Слова Сологуба бесплотны, в его стихах почти нет образов, лишь краткие, условные определения, магические формулы. Он особенно часто употребляет слова отвлеченные. Но бесплотными словами любит говорить о земной плоти, о земле, которую никто не любит, кроме него, и о девичьих босых ногах в росе. Быть может, умиляет его их белизна на оскверненной земле, быть может, то, что они, только они касаются земли. А увидев пляску Айседоры, почтенный и важный господин не усмехался, но плакал сладчайшими слезами умиления.

Сологуб познал высшую тайну поэзии – музыку. Не бальмонтовскую музыкальность, но трепет ритма.

Вот почему порой по его лицу пробегает не усмешка, нет, – улыбка восторга, будто он прислушивается к дальнему голосу. Он умеет шелестеть, как камыш, скулить, как пес, и плакать, как маленький чертенок, у которого прорезываются рожки. Если бы в деревне его позвали вместо знахаря к бодливой корове, я убежден, что он изгнал бы нечистую силу, ибо для этого нужно не изучение Агриппы Нестгеймского, но высокий дар поэта.

Сологуб не знает страсти, но только сладострастие. Потому так медлительны его стихи. Они катятся, строка за строкой, как ленивые волны южного моря в полдень, не спеша, растягивая наслаждение, целуясь томными рифмами,

Когда мы видим гастронома, знающего толк в яствах, который с удовольствием ест тухлые яйца, мы говорим не об безвкусии, а об извращенности. Про дикарей, пожирающих жуков и пауков, мы даже этого не скажем, а просто отстранимся – так они уже устроены.

Кто упрекнет Сологуба в недостаточно развитом вкусе, прочитав его патриотические стихи о взятии Берлина или узнав, что он предпочитает всем русским поэтам Игоря Северянина.

До Сологуба романтизм и пошлость были понятиями несовместимыми. Одно дело Гофман, другое Свидригайлов и мухи над телятиной. У Сологуба пошлость необычайна и таинственна, а тайна засижена мухами. Ведь не все град небесный или подводный китеж. Болото таит много чудесного, на нем ядовитые цветы, вокруг нечисть обосновалась, а вода плесенью пахнет, и вообще, просто болото. Все споры о Сологубе к тому и сводятся, что одни видят только бесенят и заманчивые незабудки, а другие только тину и водяных пауков. Но даже по твердой земле так трудно проводить границы и межи, а тем паче по владениям Сологуба, которые, как о них ни судить, но верно засасывают путника.
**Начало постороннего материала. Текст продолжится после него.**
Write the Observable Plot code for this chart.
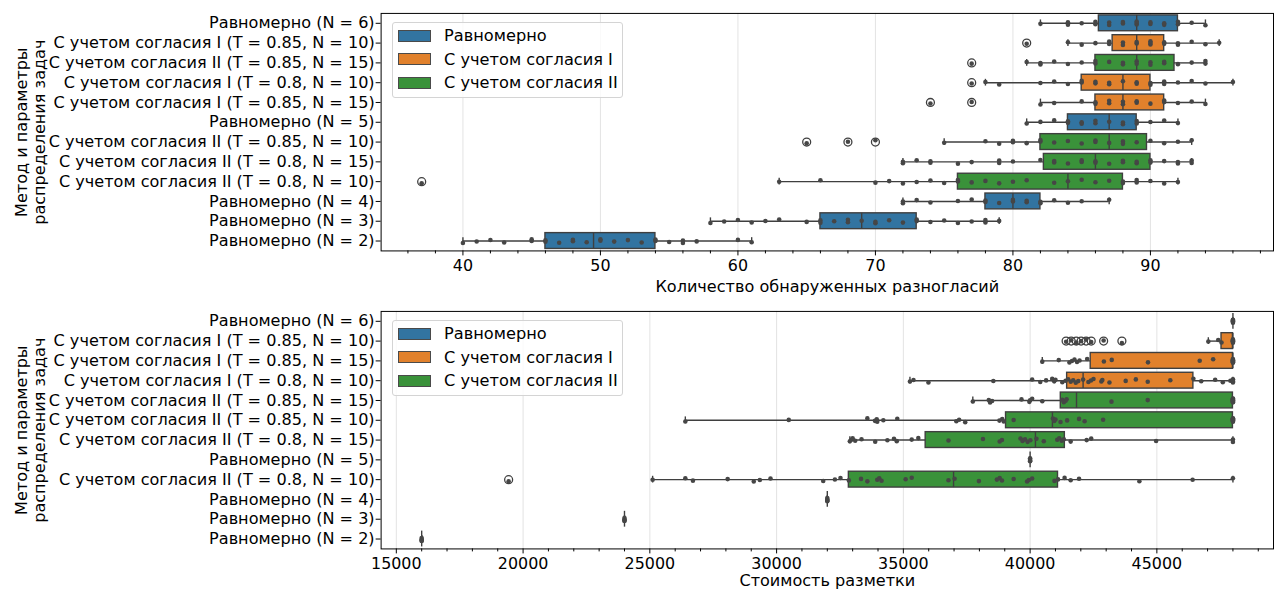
<!DOCTYPE html>
<html><head><meta charset="utf-8">
<script src="https://cdn.jsdelivr.net/npm/d3@7"></script>
<script src="https://cdn.jsdelivr.net/npm/@observablehq/plot@0.6"></script>
<style>
html,body{margin:0;padding:0;overflow:hidden;background:#fff;width:1274px;height:590px}
#wrap{position:relative;width:1274px;height:590px;overflow:hidden}
.panel{position:absolute;left:0}
.legend{position:absolute;left:392px;width:229px;height:74px;border:1px solid #d4d4d4;border-radius:3px;background:rgba(255,255,255,0.8);font-family:"DejaVu Sans",sans-serif;font-size:16.2px;color:#000}
.legend .row{position:absolute;left:5px;height:22px;display:flex;align-items:center;white-space:nowrap}
.legend .sw{width:31px;height:10px;border:1px solid #4a4a4a;margin-right:13px}
</style></head>
<body><div id="wrap"></div>
<script>
// ---------- shared ----------
const methods = ["Равномерно", "С учетом согласия I", "С учетом согласия II"];
const methodColors = ["#3274a1", "#e1812c", "#3a923a"];
const yTitle = "Метод и параметры\nраспределения задач";

// ---------- top panel: number of detected disagreements ----------
const topTitle = "Количество обнаруженных разногласий";
const topCats = [
  "Равномерно (N = 6)",
  "С учетом согласия I (T = 0.85, N = 10)",
  "С учетом согласия II (T = 0.85, N = 15)",
  "С учетом согласия I (T = 0.8, N = 10)",
  "С учетом согласия I (T = 0.85, N = 15)",
  "Равномерно (N = 5)",
  "С учетом согласия II (T = 0.85, N = 10)",
  "С учетом согласия II (T = 0.8, N = 15)",
  "С учетом согласия II (T = 0.8, N = 10)",
  "Равномерно (N = 4)",
  "Равномерно (N = 3)",
  "Равномерно (N = 2)"
];
const topQ1  = [86.25, 87.25, 86, 85, 86, 84, 82, 82.25, 76, 78, 66, 46];
const topMed = [89, 89, 89, 88, 88, 87, 87, 86, 84, 80, 69, 49.5];
const topQ3  = [92, 91, 91.75, 90, 91, 89, 89.75, 90, 88, 82, 73, 54];
const topLo  = [82, 84, 81, 78, 82, 81, 75, 72, 63, 72, 58, 40];
const topHi  = [94, 95, 94, 96, 94, 92, 93, 93, 92, 87, 79, 61];
const topOutliers = [[], [81], [77], [77], [74, 77], [], [65, 68, 70], [], [37], [], [], []];
const topPoints = [
  [82, 84, 84, 85, 86, 86, 87, 87, 88, 88, 89, 89, 89, 90, 90, 91, 91, 92, 92, 93, 94],
  [81, 84, 85, 86, 87, 87, 88, 88, 89, 89, 90, 90, 90, 91, 91, 92, 92, 93, 94, 95],
  [77, 81, 82, 82, 83, 84, 85, 86, 86, 87, 88, 88, 89, 89, 90, 90, 91, 91, 92, 93, 94, 94],
  [77, 78, 79, 82, 83, 84, 85, 85, 86, 86, 87, 87, 88, 89, 89, 90, 90, 91, 91, 92, 93, 94, 96],
  [74, 77, 82, 83, 85, 86, 86, 87, 87, 88, 88, 89, 89, 90, 91, 91, 92, 93, 94],
  [81, 82, 83, 84, 84, 85, 85, 86, 86, 87, 88, 88, 89, 89, 90, 91, 92],
  [65, 68, 70, 75, 78, 79, 80, 80, 81, 82, 82, 83, 84, 85, 86, 86, 87, 88, 88, 89, 90, 91, 92, 93],
  [72, 72, 73, 74, 74, 76, 77, 79, 79, 80, 82, 83, 83, 84, 85, 85, 86, 86, 87, 88, 88, 89, 89, 90, 90, 91, 92, 92, 93, 93],
  [37, 63, 66, 70, 71, 72, 73, 74, 75, 76, 76, 77, 78, 79, 80, 81, 83, 84, 85, 86, 87, 88, 88, 89, 89, 90, 91, 92],
  [72, 72, 73, 74, 76, 77, 78, 78, 79, 80, 80, 81, 81, 82, 82, 83, 84, 85, 87],
  [58, 59, 60, 61, 62, 63, 65, 66, 66, 67, 68, 68, 69, 70, 70, 71, 72, 73, 73, 74, 75, 76, 77, 78, 78, 79],
  [40, 41, 42, 43, 45, 45, 46, 46, 47, 48, 48, 49, 50, 50, 51, 52, 53, 54, 54, 55, 56, 56, 57, 60, 61]
];
const topTicks = [40, 50, 60, 70, 80, 90];
const topMinorTicks = [36, 38, 42, 44, 46, 48, 52, 54, 56, 58, 62, 64, 66, 68, 72, 74, 76, 78, 82, 84, 86, 88, 92, 94, 96, 98];

// ---------- bottom panel: labelling cost ----------
const botTitle = "Стоимость разметки";
const botCats = [
  "Равномерно (N = 6)",
  "С учетом согласия I (T = 0.85, N = 10)",
  "С учетом согласия I (T = 0.85, N = 15)",
  "С учетом согласия I (T = 0.8, N = 10)",
  "С учетом согласия II (T = 0.85, N = 15)",
  "С учетом согласия II (T = 0.85, N = 10)",
  "С учетом согласия II (T = 0.8, N = 15)",
  "Равномерно (N = 5)",
  "С учетом согласия II (T = 0.8, N = 10)",
  "Равномерно (N = 4)",
  "Равномерно (N = 3)",
  "Равномерно (N = 2)"
];
const botQ1  = [48000, 47550, 42390, 41460, 41210, 39050, 35880, 40000, 32850, 32000, 24000, 16000];
const botMed = [48000, 48000, 48000, 42090, 41830, 40880, 40210, 40000, 36980, 32000, 24000, 16000];
const botQ3  = [48000, 48000, 48000, 46440, 48000, 48000, 41370, 40000, 41100, 32000, 24000, 16000];
const botLo  = [48000, 47030, 40480, 35260, 37740, 26400, 32890, 40000, 25110, 32000, 24000, 16000];
const botHi  = [48000, 48000, 48000, 48000, 48000, 48000, 48000, 40000, 48000, 32000, 24000, 16000];
const botOutliers = [[], [41420, 41620, 41820, 42010, 42210, 42410, 42900, 43620], [], [], [], [], [], [], [19430], [], [], []];
const botPoints = [
  [48000, 48000, 48000, 48000, 48000],
  [41420, 41620, 41820, 42010, 42210, 42410, 42900, 43620, 47030, 47420, 47550, 48000, 48000, 48000, 48000, 48000, 48000],
  [40480, 41130, 41550, 41650, 41750, 41850, 41950, 42250, 42910, 43220, 44650, 46690, 47220, 48000, 48000, 48000, 48000, 48000, 48000, 48000, 48000],
  [35260, 35400, 35990, 38550, 40080, 40400, 40630, 40870, 40950, 41000, 41270, 41400, 41500, 41600, 41700, 41800, 41900, 42090, 42300, 42400, 42500, 42810, 42850, 43130, 43770, 44170, 44640, 45530, 46440, 46750, 47300, 47600, 47900, 48000, 48000, 48000, 48000, 48000],
  [37740, 38370, 38420, 38500, 39660, 39970, 40000, 40080, 40480, 41270, 41330, 41400, 41440, 43210, 44640, 48000, 48000, 48000, 48000, 48000, 48000, 48000, 48000, 48000, 48000],
  [26400, 30480, 33580, 33880, 33950, 33970, 34210, 34760, 37090, 37200, 37440, 38790, 38900, 38960, 39350, 40900, 40950, 41000, 41200, 41460, 41930, 42150, 42880, 48000, 48000, 48000, 48000, 48000, 48000, 48000, 48000],
  [32890, 32950, 33000, 33100, 33350, 33890, 34370, 34630, 34740, 35330, 35590, 36780, 38140, 38800, 38890, 39620, 39700, 39800, 39900, 40010, 40250, 40540, 41070, 41150, 41250, 41330, 41600, 42230, 42410, 44970, 48000, 48000],
  [40000, 40000, 40000, 40000],
  [19430, 25110, 26400, 26700, 28070, 29100, 29340, 29760, 31840, 32300, 32520, 32850, 33330, 33580, 33970, 34050, 34140, 35090, 35330, 36780, 37020, 37980, 38690, 38800, 38890, 39350, 39880, 39950, 40080, 40960, 41100, 41360, 41600, 41930, 44310, 46410, 48000],
  [32000, 32000, 32000, 32000],
  [24000, 24000, 24000, 24000],
  [16000, 16000, 16000, 16000]
];
const botTicks = [15000, 20000, 25000, 30000, 35000, 40000, 45000];
const botMinorTicks = [16000, 17000, 18000, 19000, 21000, 22000, 23000, 24000, 26000, 27000, 28000, 29000, 31000, 32000, 33000, 34000, 36000, 37000, 38000, 39000, 41000, 42000, 43000, 44000, 46000, 47000, 48000, 49000];

// ---------- drawing ----------
const lineColor = "#3f3f3f";
function methodOf(label) {
  if (label.startsWith("Равномерно")) return methods[0];
  return label.includes("согласия II") ? methods[2] : methods[1];
}
// deterministic stripplot jitter (rendering offset only)
function jit(n) { return (((n * 0.6180339887) % 1) - 0.5) * 0.2; }

function makePanel(cfg) {
  const boxes = cfg.cats.map((c, i) => ({
    i, cat: c, method: methodOf(c),
    q1: cfg.q1[i], med: cfg.med[i], q3: cfg.q3[i], lo: cfg.lo[i], hi: cfg.hi[i]
  }));
  const fliers = cfg.outliers.flatMap((arr, i) => arr.map(v => ({i, v})));
  const pts = cfg.points.flatMap((arr, i) => arr.map((v, k) => ({i, v, yj: i + jit(i * 13 + k + 1)})));
  const y1 = d => d.i - 0.4, y2 = d => d.i + 0.4;
  return Plot.plot({
    width: 1282, height: cfg.height,
    marginLeft: 383, marginRight: 1, marginTop: 13, marginBottom: cfg.height - 13 - 239,
    style: {fontFamily: "DejaVu Sans, sans-serif", fontSize: "16px", color: "#000", background: "transparent", overflow: "visible"},
    x: {domain: cfg.domain, label: null},
    y: {domain: [11.5, -0.5], label: null},
    color: {domain: methods, range: methodColors},
    marks: [
      Plot.gridX(cfg.ticks, {stroke: "#e3e3e3", strokeOpacity: 1, strokeWidth: 1}),
      Plot.ruleY(boxes, {y: "i", x1: "lo", x2: "q1", stroke: lineColor, strokeWidth: 1.4}),
      Plot.ruleY(boxes, {y: "i", x1: "q3", x2: "hi", stroke: lineColor, strokeWidth: 1.4}),
      Plot.ruleX(boxes, {x: "lo", y1: d => d.i - 0.17, y2: d => d.i + 0.17, stroke: lineColor, strokeWidth: 1.4}),
      Plot.ruleX(boxes, {x: "hi", y1: d => d.i - 0.17, y2: d => d.i + 0.17, stroke: lineColor, strokeWidth: 1.4}),
      Plot.rect(boxes, {x1: "q1", x2: "q3", y1, y2, fill: "method", stroke: lineColor, strokeWidth: 1.4}),
      Plot.ruleX(boxes, {x: "med", y1, y2, stroke: lineColor, strokeWidth: 1.4}),
      Plot.dot(fliers, {x: "v", y: "i", r: 4, stroke: lineColor, fill: "none", strokeWidth: 1.3}),
      Plot.dot(pts, {x: "v", y: "yj", r: 2.3, fill: "#464646"}),
      Plot.axisX(cfg.minor, {tickSize: 3, tickFormat: () => "", label: null}),
      Plot.axisX(cfg.ticks, {tickSize: 5, tickPadding: 4, tickFormat: d => String(d), label: null, fontSize: 16}),
      Plot.axisY(d3.range(cfg.cats.length), {tickSize: 5, tickPadding: 1.5, tickFormat: i => cfg.cats[i], label: null, fontSize: 16.2}),
      Plot.frame({stroke: "#000", strokeWidth: 1}),
      Plot.text([cfg.title], {frameAnchor: "bottom", dy: cfg.titleDy, fontSize: 16.2, lineAnchor: "middle", textAnchor: "middle"}),
      Plot.text([yTitle], {frameAnchor: "left", dx: -353, rotate: -90, fontSize: 16.2, textAnchor: "middle", lineAnchor: "middle", lineHeight: 1.15})
    ]
  });
}

function makeLegend(top) {
  const lg = document.createElement("div");
  lg.className = "legend";
  lg.style.top = top + "px";
  methods.forEach((m, r) => {
    const row = document.createElement("div");
    row.className = "row";
    row.style.top = (13.3 + 23.35 * r - 11) + "px";
    const sw = document.createElement("div");
    sw.className = "sw";
    sw.style.background = methodColors[r];
    const tx = document.createElement("span");
    tx.textContent = m;
    row.appendChild(sw); row.appendChild(tx);
    lg.appendChild(row);
  });
  return lg;
}

const wrap = document.getElementById("wrap");
const top1 = makePanel({cats: topCats, q1: topQ1, med: topMed, q3: topQ3, lo: topLo, hi: topHi,
  outliers: topOutliers, points: topPoints, domain: [34.05, 98.95], ticks: topTicks, minor: topMinorTicks,
  title: topTitle, height: 300, titleDy: 36});
top1.classList.add("panel"); top1.style.top = "0px";
wrap.appendChild(top1);
const bot1 = makePanel({cats: botCats, q1: botQ1, med: botMed, q3: botQ3, lo: botLo, hi: botHi,
  outliers: botOutliers, points: botPoints, domain: [14400, 49600], ticks: botTicks, minor: botMinorTicks,
  title: botTitle, height: 292, titleDy: 32});
bot1.classList.add("panel"); bot1.style.top = "298px";
wrap.appendChild(bot1);
wrap.appendChild(makeLegend(21.5));
wrap.appendChild(makeLegend(319.5));
</script></body></html>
Действие Сологуба похоже на наркотики, будто не стихи читал, а выкурил трубку опиума. Все предметы вырастают до небывалых размеров, но теряют плоть и вес. Мир вещей претворяется в мир понятий, волны ритма заливают вселенную. В голубом водном тумане покой и тишина. А вот и сам Сологуб. Я не вижу ни пенсне, ни бородавки, но только очень приманчивые и очень пустые глаза. Он сидит в кресле, скрестив руки на животе, и кажется, что это не «маститый поэт», как величают его репортеры, но великий Будда, остановивший движение всего, от часов в жилетном кармане до застывших вокруг мертвой земли таких же мертвых и навек утомленных миров.

Комментарии

Айседора – Айседора Дункан (1877 – 1927) – известная танцовщица.